番外編としては元ひきこもり髭男爵と愛されキャラの具志堅用高をあげておく。憧れの対象としては見れないので、上記の「The ダンディー」というべき人たちと同列にはあげられませんでした。勘弁してくだせぇ。
ダンディズムがあまり感じられないヒゲ系有名人4選
要するにあまりヒゲ似が合ってないと感じる有名人といえば、個人的には森田剛、森山未來、トレエンの斎藤、イチローの4人だ。
共通しているのはみんな童顔であることである。おそらく、自分でも十分自覚しているため、貫禄をつけるためにヒゲを伸ばしているのだと思われる。が、残念ながらあまり似合っていない。
こう見ると、童顔×ヒゲは失敗するリスクがかなり高そうだ。水と油、日本酒とハンバーガー、うどんとチョコレートみたいなものである。
似合うかどうか以前に衝撃を与えるインパクト型ヒゲ系有名人2選
割りと強めの衝撃を受けたのが、メッシだ。あの童顔に昔のヨーロッパ貴族の肖像画から出てきたような豊かなヒゲが組み合わさると、インパクトが強い。テストステロン分泌しすぎだろ。
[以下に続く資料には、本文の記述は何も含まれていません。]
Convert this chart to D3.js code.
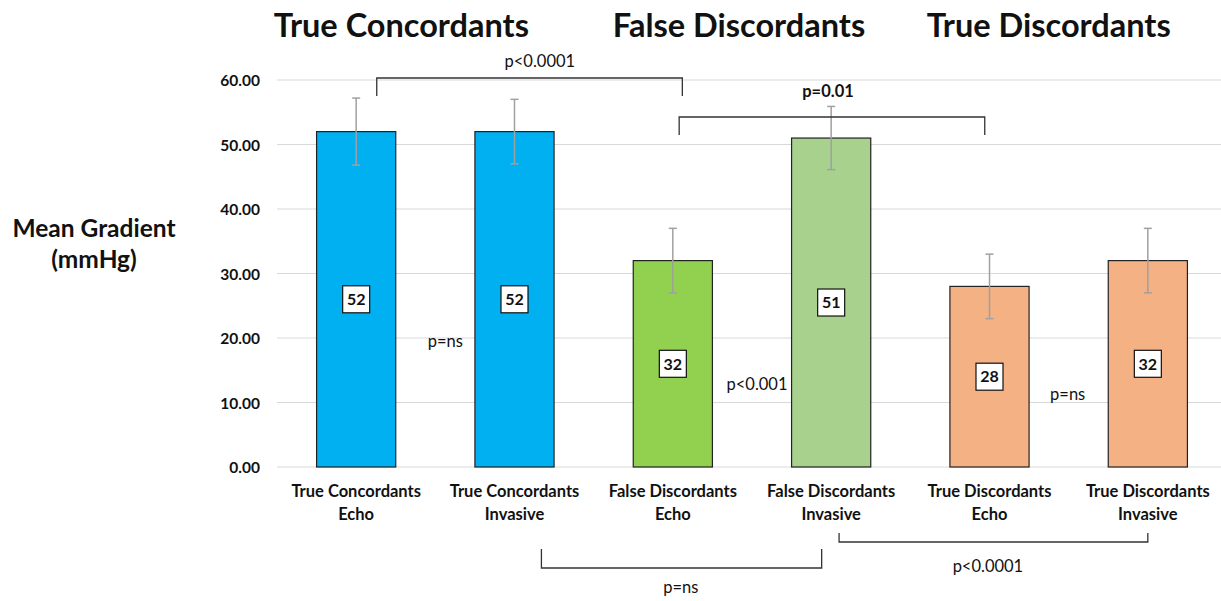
<!DOCTYPE html>
<html>
<head>
<meta charset="utf-8">
<script src="https://cdn.jsdelivr.net/npm/d3@7/dist/d3.min.js"></script>
<style>
  body { margin: 0; background: #fff; }
  svg { display: block; }
  text { font-family: Lato, "Open Sans", "DejaVu Sans", sans-serif; fill: #111; }
</style>
</head>
<body>
<svg id="chart" width="1221" height="601"></svg>
<script>
// ---- data -------------------------------------------------------------
const groups = ["True Concordants", "False Discordants", "True Discordants"];
const methods = ["Echo", "Invasive"];
const categories = [
  "True Concordants Echo", "True Concordants Invasive",
  "False Discordants Echo", "False Discordants Invasive",
  "True Discordants Echo", "True Discordants Invasive"
];
const meanGradient = [52, 52, 32, 51, 28, 32];        // mmHg
const errorMargin  = [5.2, 5.0, 5.0, 4.9, 5.0, 5.0];  // mmHg
const yTicks = [0, 10, 20, 30, 40, 50, 60];
const barColors = ["#00b0f0", "#00b0f0", "#92d050", "#a9d18e", "#f4b183", "#f4b183"];

// echo vs invasive within each group
const pairLabels = ["p=ns", "p<0.001", "p=ns"];
// comparisons between groups
const acrossTests = [
  { from: 0, to: 2, label: "p<0.0001" },
  { from: 2, to: 4, label: "p=0.01" },
  { from: 1, to: 3, label: "p=ns" },
  { from: 3, to: 5, label: "p<0.0001" }
];

// ---- layout -----------------------------------------------------------
const svg = d3.select("#chart");
const plot = { left: 277, right: 1227, top: 80, bottom: 467 };

const x = d3.scaleBand()
  .domain(categories)
  .range([plot.left, plot.right])
  .paddingInner(0.5)
  .paddingOuter(0.25);

const y = d3.scaleLinear()
  .domain([0, 60])
  .range([plot.bottom, plot.top]);

const cx = i => x(categories[i]) + x.bandwidth() / 2;
const step = x.step();

// gridlines
svg.append("g")
  .selectAll("line")
  .data(yTicks)
  .join("line")
  .attr("x1", plot.left).attr("x2", 1221)
  .attr("y1", d => y(d)).attr("y2", d => y(d))
  .attr("stroke", "#d9d9d9").attr("stroke-width", 1.2);

// y axis labels
const yAxis = svg.append("g")
  .attr("transform", `translate(${plot.left - 14},0)`)
  .call(d3.axisLeft(y).tickValues(yTicks).tickFormat(d3.format(".2f")).tickSize(0));
yAxis.select(".domain").remove();
yAxis.selectAll("text")
  .style("font-family", "Lato, sans-serif")
  .style("font-size", "15.5px")
  .style("font-weight", "700")
  .attr("fill", "#111")
  .attr("dy", "0.36em");

// y axis title
const yTitle = svg.append("text")
  .attr("text-anchor", "middle")
  .style("font-size", "24.5px")
  .style("font-weight", "700");
yTitle.append("tspan").attr("x", 94).attr("y", 237).text("Mean Gradient");
yTitle.append("tspan").attr("x", 94).attr("y", 268).text("(mmHg)");

// bars
svg.append("g")
  .selectAll("rect")
  .data(meanGradient)
  .join("rect")
  .attr("x", (d, i) => x(categories[i]))
  .attr("y", d => y(d))
  .attr("width", x.bandwidth())
  .attr("height", d => y(0) - y(d))
  .attr("fill", (d, i) => barColors[i])
  .attr("stroke", "#222")
  .attr("stroke-width", 1.2);

// error bars
const eb = svg.append("g").attr("stroke", "#a0a0a0").attr("stroke-width", 1.5);
meanGradient.forEach((m, i) => {
  const top = y(m + errorMargin[i]), bot = y(m - errorMargin[i]);
  eb.append("line").attr("x1", cx(i)).attr("x2", cx(i)).attr("y1", top).attr("y2", bot);
  eb.append("line").attr("x1", cx(i) - 4).attr("x2", cx(i) + 4).attr("y1", top).attr("y2", top);
  eb.append("line").attr("x1", cx(i) - 4).attr("x2", cx(i) + 4).attr("y1", bot).attr("y2", bot);
});

// value boxes at mid-height of each bar
const vb = svg.append("g")
  .selectAll("g")
  .data(meanGradient)
  .join("g")
  .attr("transform", (d, i) => `translate(${cx(i)},${y(d / 2)})`);
vb.append("rect")
  .attr("x", -13.5).attr("y", -13.5).attr("width", 27).attr("height", 27)
  .attr("fill", "#fff").attr("stroke", "#111").attr("stroke-width", 1.2);
vb.append("text")
  .attr("text-anchor", "middle").attr("dy", "0.36em")
  .style("font-size", "16px").style("font-weight", "700")
  .text(d => d3.format("d")(Math.round(d)));

// x axis category labels (two lines)
const xl = svg.append("g")
  .selectAll("text")
  .data(categories)
  .join("text")
  .attr("text-anchor", "middle")
  .style("font-size", "16.5px").style("font-weight", "700");
xl.append("tspan").attr("x", (d, i) => cx(i)).attr("y", 497)
  .text((d, i) => groups[Math.floor(i / 2)]);
xl.append("tspan").attr("x", (d, i) => cx(i)).attr("y", 520)
  .text((d, i) => methods[i % 2]);

// group titles above the chart
const titleShift = [-34, -13, -20];
svg.append("g")
  .selectAll("text")
  .data(groups)
  .join("text")
  .attr("x", (d, i) => (cx(2 * i) + cx(2 * i + 1)) / 2 + titleShift[i])
  .attr("y", 37)
  .attr("text-anchor", "middle")
  .style("font-size", "32.5px").style("font-weight", "700")
  .text(d => d);

// p-values between echo and invasive within a group
const pairPos = [{ dx: 10, y: 347 }, { dx: 5, y: 390 }, { dx: -1, y: 400 }];
svg.append("g")
  .selectAll("text")
  .data(pairLabels)
  .join("text")
  .attr("x", (d, i) => (cx(2 * i) + cx(2 * i + 1)) / 2 + pairPos[i].dx)
  .attr("y", (d, i) => pairPos[i].y)
  .attr("text-anchor", "middle")
  .style("font-size", "16.5px")
  .text(d => d);

// brackets between groups
const bracketGeom = [
  { x0: 0.13, x1: 2.06, yBar: 78,  yEnd: 96,  yText: 67,  textAt: 1.16, bold: false },
  { x0: 2.04, x1: 3.97, yBar: 117, yEnd: 135, yText: 97,  textAt: 2.98, bold: true },
  { x0: 1.17, x1: 2.94, yBar: 568, yEnd: 549, yText: 593, textAt: 2.05, bold: false },
  { x0: 3.05, x1: 5.0,  yBar: 542, yEnd: 533, yText: 572, textAt: 3.99, bold: false }
];
const px = f => cx(0) + f * step;
const br = svg.append("g");
acrossTests.forEach((t, k) => {
  const g = bracketGeom[k];
  br.append("path")
    .attr("d", `M${px(g.x0)},${g.yEnd}V${g.yBar}H${px(g.x1)}V${g.yEnd}`)
    .attr("fill", "none").attr("stroke", "#333").attr("stroke-width", 1.3);
  br.append("text")
    .attr("x", px(g.textAt)).attr("y", g.yText)
    .attr("text-anchor", "middle")
    .style("font-size", "16.5px")
    .style("font-weight", g.bold ? "700" : "400")
    .text(t.label);
});
</script>
</body>
</html>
何かのメディアで初めて見たときは、ちょっと残念だった。メッシはヒゲがない方が圧倒的に好きである。あまり貫禄がついているとは思えない。あるいはこれは日本人的な感覚なのだろうか?ヨーロッパの人たちから見たら、何の違和感もないのだろうか?ヒゲに対する印象や評価は、国や文化によって違うのかもしれない。
そして、最近もっとも衝撃を与えたのが、東京湾岸署から保釈されたときの槇原敬之だ。インパクト激甚すぎて唖然とするしかなかった。ボロボロになった歯に白髪交じりの伸び放題になったヒゲの姿は、エッジが効きすぎて致死量をはるかに超えるインパクトだった。ヒゲは白髪交じりなのが余計に不潔感を強めている。もう一瞬でお腹いっぱいになった。
またメディアに登場する機会があったら、顔周りを程よく剃って頂きたいものだ。歌も声も大好きだし、音楽の素晴らしさは変わることはない。できる限り見た目も整えて、また心に響く歌声を聞かせてほしいと切に願っている。
ヒゲを伸ばすことで必ずしもダンディズムや男らしさが上書きされるとは限らない
こうやってヒゲ系有名人を見てみると、ヒゲを伸ばしているからといって必ずしも、ダンディズムや男らしさが上書きされるとは限らないってことにすぐ気がつく。やっぱり客観的に見て、その人に似合っているかどうかが最重要だ。
自分が好きで伸ばしていても、他者から見て明らかに不釣り合いだったり汚らしく見えているようだったら、ちょっと考えたほうが良さそうである。清潔感と直結するだけに、ヒゲを伸ばすなら毎日キレイに整えておくのが必須かもしれない。
僕の場合は、自分ではわりと似合っているのでは?と思ったのだが、童顔という特徴からみても客観的には似合っていない可能性は十分ある。ちょっと再考したほうが良さそうだ。